• _Aim of the exercise_
Write every line out verbatim and omit the pictures.

• _Dataset section_

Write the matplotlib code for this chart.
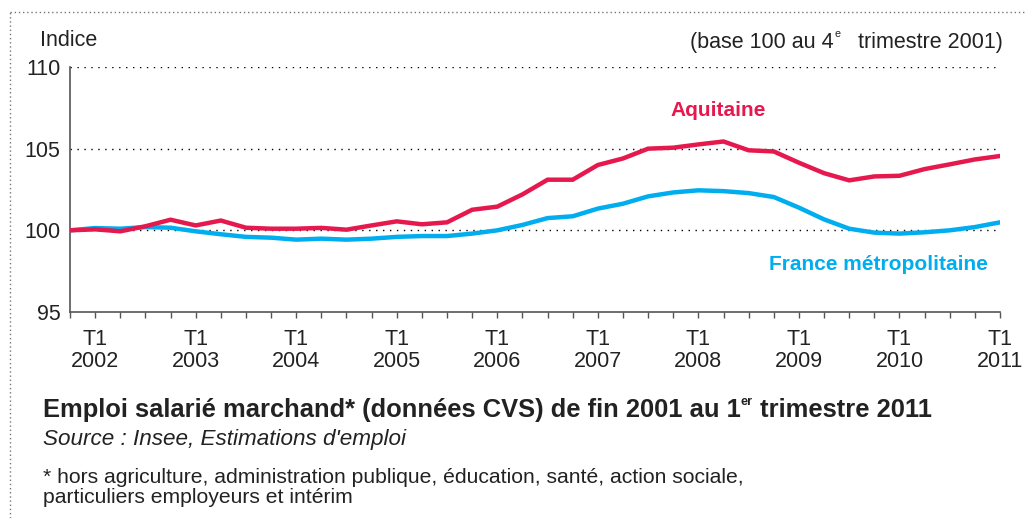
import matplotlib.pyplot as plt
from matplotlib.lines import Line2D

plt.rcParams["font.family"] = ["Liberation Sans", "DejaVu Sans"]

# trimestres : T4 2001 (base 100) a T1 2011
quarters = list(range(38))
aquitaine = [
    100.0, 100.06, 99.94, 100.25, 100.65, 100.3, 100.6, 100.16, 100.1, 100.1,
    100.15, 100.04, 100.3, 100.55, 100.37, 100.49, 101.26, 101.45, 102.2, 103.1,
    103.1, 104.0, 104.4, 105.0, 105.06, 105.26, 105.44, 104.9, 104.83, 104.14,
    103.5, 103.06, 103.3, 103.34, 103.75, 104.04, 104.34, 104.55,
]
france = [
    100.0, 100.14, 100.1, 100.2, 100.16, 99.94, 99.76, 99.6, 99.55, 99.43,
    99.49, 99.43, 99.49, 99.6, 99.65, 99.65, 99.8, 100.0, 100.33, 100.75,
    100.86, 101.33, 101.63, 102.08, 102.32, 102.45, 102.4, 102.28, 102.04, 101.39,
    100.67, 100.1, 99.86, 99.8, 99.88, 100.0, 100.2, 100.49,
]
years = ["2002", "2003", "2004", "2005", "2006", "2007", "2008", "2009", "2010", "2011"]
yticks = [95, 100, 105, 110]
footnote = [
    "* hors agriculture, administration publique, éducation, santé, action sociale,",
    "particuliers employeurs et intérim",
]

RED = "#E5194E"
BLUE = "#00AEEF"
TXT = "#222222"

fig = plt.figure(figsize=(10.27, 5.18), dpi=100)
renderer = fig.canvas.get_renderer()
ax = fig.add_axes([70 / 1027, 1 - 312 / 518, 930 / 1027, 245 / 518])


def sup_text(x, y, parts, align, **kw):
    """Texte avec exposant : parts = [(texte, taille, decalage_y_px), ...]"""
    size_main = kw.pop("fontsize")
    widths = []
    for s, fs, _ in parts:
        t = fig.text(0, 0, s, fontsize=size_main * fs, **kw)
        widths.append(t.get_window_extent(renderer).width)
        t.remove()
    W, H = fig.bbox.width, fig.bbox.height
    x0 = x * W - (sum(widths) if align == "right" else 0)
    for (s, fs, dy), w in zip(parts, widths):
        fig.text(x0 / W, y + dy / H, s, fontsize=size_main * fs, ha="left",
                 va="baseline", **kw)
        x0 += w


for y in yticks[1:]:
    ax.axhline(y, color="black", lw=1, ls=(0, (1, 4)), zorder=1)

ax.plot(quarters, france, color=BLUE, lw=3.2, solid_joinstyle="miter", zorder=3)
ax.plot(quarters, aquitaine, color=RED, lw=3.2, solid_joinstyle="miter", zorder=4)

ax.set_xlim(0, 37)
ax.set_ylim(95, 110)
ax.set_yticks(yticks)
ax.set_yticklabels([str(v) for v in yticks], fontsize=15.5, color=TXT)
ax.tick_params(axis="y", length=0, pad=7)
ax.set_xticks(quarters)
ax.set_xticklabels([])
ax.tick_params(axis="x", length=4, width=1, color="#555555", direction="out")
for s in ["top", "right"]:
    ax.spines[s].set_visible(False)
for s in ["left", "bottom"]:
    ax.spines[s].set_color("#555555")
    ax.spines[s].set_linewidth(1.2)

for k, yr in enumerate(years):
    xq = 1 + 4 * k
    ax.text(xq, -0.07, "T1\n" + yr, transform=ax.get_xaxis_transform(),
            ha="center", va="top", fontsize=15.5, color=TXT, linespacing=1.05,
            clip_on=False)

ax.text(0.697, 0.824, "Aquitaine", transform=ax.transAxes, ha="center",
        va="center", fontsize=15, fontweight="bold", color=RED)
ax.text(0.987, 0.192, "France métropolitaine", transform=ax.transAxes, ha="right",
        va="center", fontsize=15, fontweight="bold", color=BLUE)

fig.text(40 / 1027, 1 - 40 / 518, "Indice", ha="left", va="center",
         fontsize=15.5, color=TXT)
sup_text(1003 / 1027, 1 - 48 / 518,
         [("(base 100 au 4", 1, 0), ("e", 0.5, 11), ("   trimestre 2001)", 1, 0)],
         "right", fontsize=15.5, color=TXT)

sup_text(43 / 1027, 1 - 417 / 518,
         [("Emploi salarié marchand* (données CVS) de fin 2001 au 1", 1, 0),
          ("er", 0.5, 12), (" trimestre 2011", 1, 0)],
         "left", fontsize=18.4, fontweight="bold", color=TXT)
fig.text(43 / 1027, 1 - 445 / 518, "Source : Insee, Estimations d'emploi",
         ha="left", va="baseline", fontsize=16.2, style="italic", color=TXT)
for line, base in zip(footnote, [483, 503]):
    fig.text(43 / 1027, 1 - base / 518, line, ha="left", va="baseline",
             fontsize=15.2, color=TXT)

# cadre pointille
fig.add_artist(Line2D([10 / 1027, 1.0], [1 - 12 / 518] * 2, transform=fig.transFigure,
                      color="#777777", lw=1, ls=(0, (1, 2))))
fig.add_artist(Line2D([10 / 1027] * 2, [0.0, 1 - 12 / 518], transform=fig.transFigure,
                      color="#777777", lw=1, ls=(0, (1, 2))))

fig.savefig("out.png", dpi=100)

• _Final result_
Write the matplotlib code for this chart.
import matplotlib.pyplot as plt
from matplotlib.lines import Line2D

plt.rcParams["font.family"] = ["Liberation Sans", "DejaVu Sans"]

# trimestres : T4 2001 (base 100) a T1 2011
quarters = list(range(38))
aquitaine = [
    100.0, 100.06, 99.94, 100.25, 100.65, 100.3, 100.6, 100.16, 100.1, 100.1,
    100.15, 100.04, 100.3, 100.55, 100.37, 100.49, 101.26, 101.45, 102.2, 103.1,
    103.1, 104.0, 104.4, 105.0, 105.06, 105.26, 105.44, 104.9, 104.83, 104.14,
    103.5, 103.06, 103.3, 103.34, 103.75, 104.04, 104.34, 104.55,
]
france = [
    100.0, 100.14, 100.1, 100.2, 100.16, 99.94, 99.76, 99.6, 99.55, 99.43,
    99.49, 99.43, 99.49, 99.6, 99.65, 99.65, 99.8, 100.0, 100.33, 100.75,
    100.86, 101.33, 101.63, 102.08, 102.32, 102.45, 102.4, 102.28, 102.04, 101.39,
    100.67, 100.1, 99.86, 99.8, 99.88, 100.0, 100.2, 100.49,
]
years = ["2002", "2003", "2004", "2005", "2006", "2007", "2008", "2009", "2010", "2011"]
yticks = [95, 100, 105, 110]
footnote = [
    "* hors agriculture, administration publique, éducation, santé, action sociale,",
    "particuliers employeurs et intérim",
]

RED = "#E5194E"
BLUE = "#00AEEF"
TXT = "#222222"

fig = plt.figure(figsize=(10.27, 5.18), dpi=100)
renderer = fig.canvas.get_renderer()
ax = fig.add_axes([70 / 1027, 1 - 312 / 518, 930 / 1027, 245 / 518])


def sup_text(x, y, parts, align, **kw):
    """Texte avec exposant : parts = [(texte, taille, decalage_y_px), ...]"""
    size_main = kw.pop("fontsize")
    widths = []
    for s, fs, _ in parts:
        t = fig.text(0, 0, s, fontsize=size_main * fs, **kw)
        widths.append(t.get_window_extent(renderer).width)
        t.remove()
    W, H = fig.bbox.width, fig.bbox.height
    x0 = x * W - (sum(widths) if align == "right" else 0)
    for (s, fs, dy), w in zip(parts, widths):
        fig.text(x0 / W, y + dy / H, s, fontsize=size_main * fs, ha="left",
                 va="baseline", **kw)
        x0 += w


for y in yticks[1:]:
    ax.axhline(y, color="black", lw=1, ls=(0, (1, 4)), zorder=1)

ax.plot(quarters, france, color=BLUE, lw=3.2, solid_joinstyle="miter", zorder=3)
ax.plot(quarters, aquitaine, color=RED, lw=3.2, solid_joinstyle="miter", zorder=4)

ax.set_xlim(0, 37)
ax.set_ylim(95, 110)
ax.set_yticks(yticks)
ax.set_yticklabels([str(v) for v in yticks], fontsize=15.5, color=TXT)
ax.tick_params(axis="y", length=0, pad=7)
ax.set_xticks(quarters)
ax.set_xticklabels([])
ax.tick_params(axis="x", length=4, width=1, color="#555555", direction="out")
for s in ["top", "right"]:
    ax.spines[s].set_visible(False)
for s in ["left", "bottom"]:
    ax.spines[s].set_color("#555555")
    ax.spines[s].set_linewidth(1.2)

for k, yr in enumerate(years):
    xq = 1 + 4 * k
    ax.text(xq, -0.07, "T1\n" + yr, transform=ax.get_xaxis_transform(),
            ha="center", va="top", fontsize=15.5, color=TXT, linespacing=1.05,
            clip_on=False)

ax.text(0.697, 0.824, "Aquitaine", transform=ax.transAxes, ha="center",
        va="center", fontsize=15, fontweight="bold", color=RED)
ax.text(0.987, 0.192, "France métropolitaine", transform=ax.transAxes, ha="right",
        va="center", fontsize=15, fontweight="bold", color=BLUE)

fig.text(40 / 1027, 1 - 40 / 518, "Indice", ha="left", va="center",
         fontsize=15.5, color=TXT)
sup_text(1003 / 1027, 1 - 48 / 518,
         [("(base 100 au 4", 1, 0), ("e", 0.5, 11), ("   trimestre 2001)", 1, 0)],
         "right", fontsize=15.5, color=TXT)

sup_text(43 / 1027, 1 - 417 / 518,
         [("Emploi salarié marchand* (données CVS) de fin 2001 au 1", 1, 0),
          ("er", 0.5, 12), (" trimestre 2011", 1, 0)],
         "left", fontsize=18.4, fontweight="bold", color=TXT)
fig.text(43 / 1027, 1 - 445 / 518, "Source : Insee, Estimations d'emploi",
         ha="left", va="baseline", fontsize=16.2, style="italic", color=TXT)
for line, base in zip(footnote, [483, 503]):
    fig.text(43 / 1027, 1 - base / 518, line, ha="left", va="baseline",
             fontsize=15.2, color=TXT)

# cadre pointille
fig.add_artist(Line2D([10 / 1027, 1.0], [1 - 12 / 518] * 2, transform=fig.transFigure,
                      color="#777777", lw=1, ls=(0, (1, 2))))
fig.add_artist(Line2D([10 / 1027] * 2, [0.0, 1 - 12 / 518], transform=fig.transFigure,
                      color="#777777", lw=1, ls=(0, (1, 2))))

fig.savefig("out.png", dpi=100)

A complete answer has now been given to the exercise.